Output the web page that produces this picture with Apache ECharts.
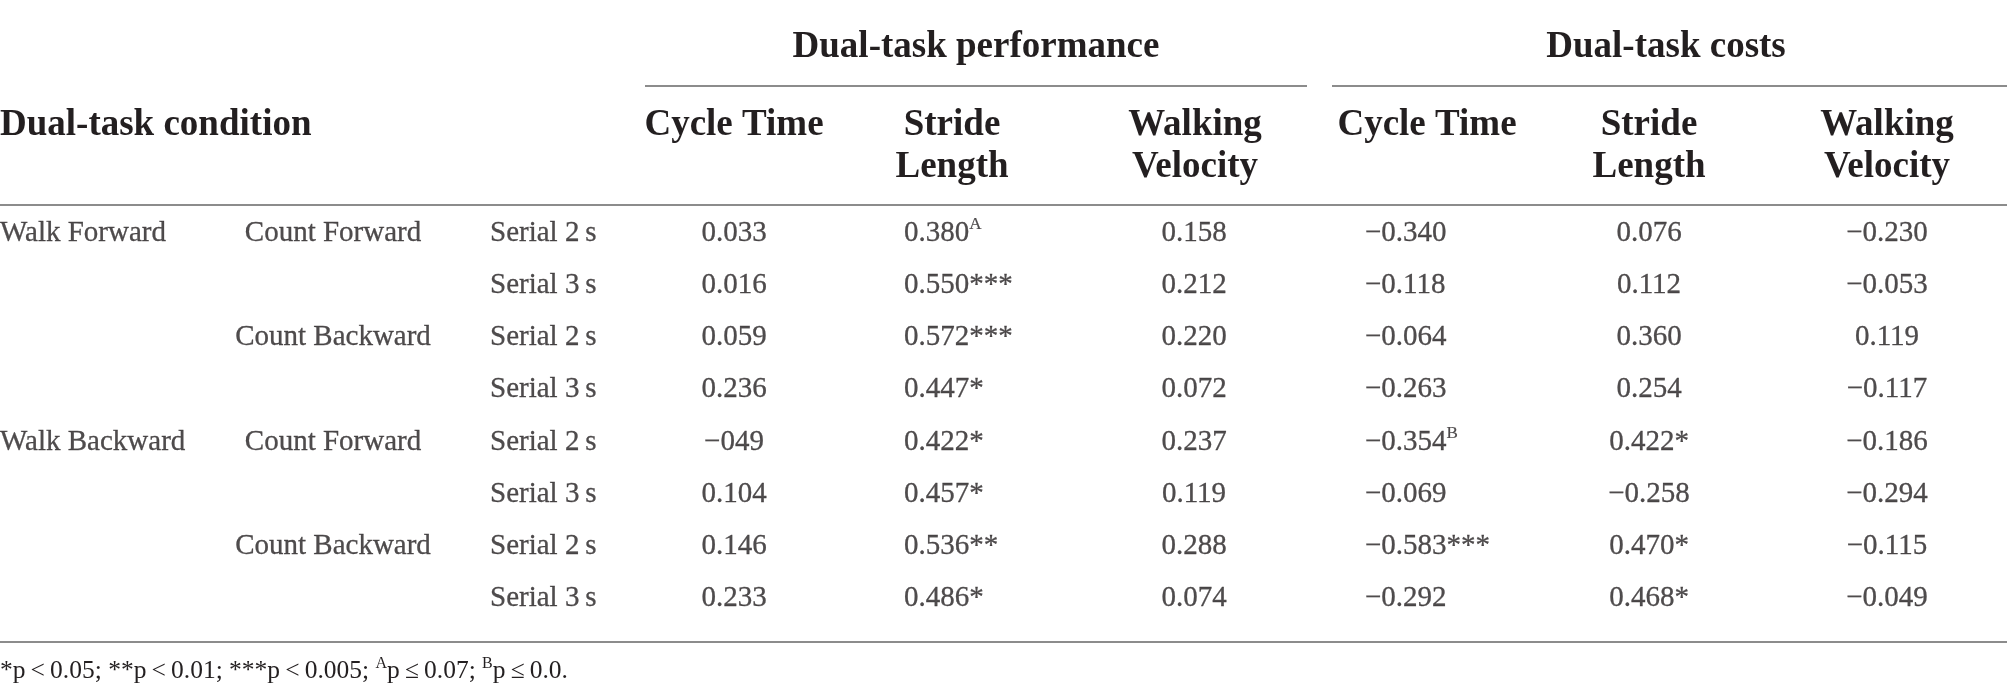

· · · · · · ·

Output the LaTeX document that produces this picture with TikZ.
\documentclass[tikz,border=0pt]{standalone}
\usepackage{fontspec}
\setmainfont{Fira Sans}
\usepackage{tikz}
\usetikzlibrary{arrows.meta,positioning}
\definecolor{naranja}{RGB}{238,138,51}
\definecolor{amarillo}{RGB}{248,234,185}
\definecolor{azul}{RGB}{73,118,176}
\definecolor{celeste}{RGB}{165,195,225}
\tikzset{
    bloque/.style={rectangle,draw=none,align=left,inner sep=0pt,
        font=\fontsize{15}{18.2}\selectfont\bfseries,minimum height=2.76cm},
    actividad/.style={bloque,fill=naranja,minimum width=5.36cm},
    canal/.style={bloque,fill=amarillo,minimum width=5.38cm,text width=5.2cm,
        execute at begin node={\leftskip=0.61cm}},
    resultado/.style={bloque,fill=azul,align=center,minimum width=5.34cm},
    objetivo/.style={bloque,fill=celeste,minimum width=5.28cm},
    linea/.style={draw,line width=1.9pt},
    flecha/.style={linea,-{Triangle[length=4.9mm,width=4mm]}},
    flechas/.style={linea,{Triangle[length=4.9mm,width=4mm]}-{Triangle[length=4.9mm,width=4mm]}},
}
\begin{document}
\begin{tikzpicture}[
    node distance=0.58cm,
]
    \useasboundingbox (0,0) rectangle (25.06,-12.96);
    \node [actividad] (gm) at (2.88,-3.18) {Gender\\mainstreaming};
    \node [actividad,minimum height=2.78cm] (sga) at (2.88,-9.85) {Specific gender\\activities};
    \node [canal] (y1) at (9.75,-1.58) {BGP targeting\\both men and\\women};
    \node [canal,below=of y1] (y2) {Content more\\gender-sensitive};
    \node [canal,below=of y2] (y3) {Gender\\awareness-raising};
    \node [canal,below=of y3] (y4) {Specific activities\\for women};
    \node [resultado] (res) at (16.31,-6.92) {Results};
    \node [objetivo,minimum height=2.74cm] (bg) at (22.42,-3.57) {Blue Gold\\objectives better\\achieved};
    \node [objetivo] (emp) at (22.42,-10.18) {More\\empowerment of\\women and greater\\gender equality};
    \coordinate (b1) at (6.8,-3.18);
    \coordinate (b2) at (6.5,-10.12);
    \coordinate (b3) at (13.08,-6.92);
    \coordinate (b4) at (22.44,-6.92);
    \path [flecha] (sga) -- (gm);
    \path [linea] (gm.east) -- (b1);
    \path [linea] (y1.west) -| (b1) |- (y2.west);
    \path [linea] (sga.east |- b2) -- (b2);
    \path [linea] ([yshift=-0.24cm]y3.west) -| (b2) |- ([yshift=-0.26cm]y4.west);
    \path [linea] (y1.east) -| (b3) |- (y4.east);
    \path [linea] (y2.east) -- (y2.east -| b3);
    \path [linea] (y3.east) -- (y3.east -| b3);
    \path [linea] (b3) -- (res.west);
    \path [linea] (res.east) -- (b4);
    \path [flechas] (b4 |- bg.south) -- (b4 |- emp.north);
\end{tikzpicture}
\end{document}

· · · · · · ·

Copy each line holding the word "this" from the listing above.

Output the web page that produces this picture with Apache ECharts.
Output the LaTeX document that produces this picture with TikZ.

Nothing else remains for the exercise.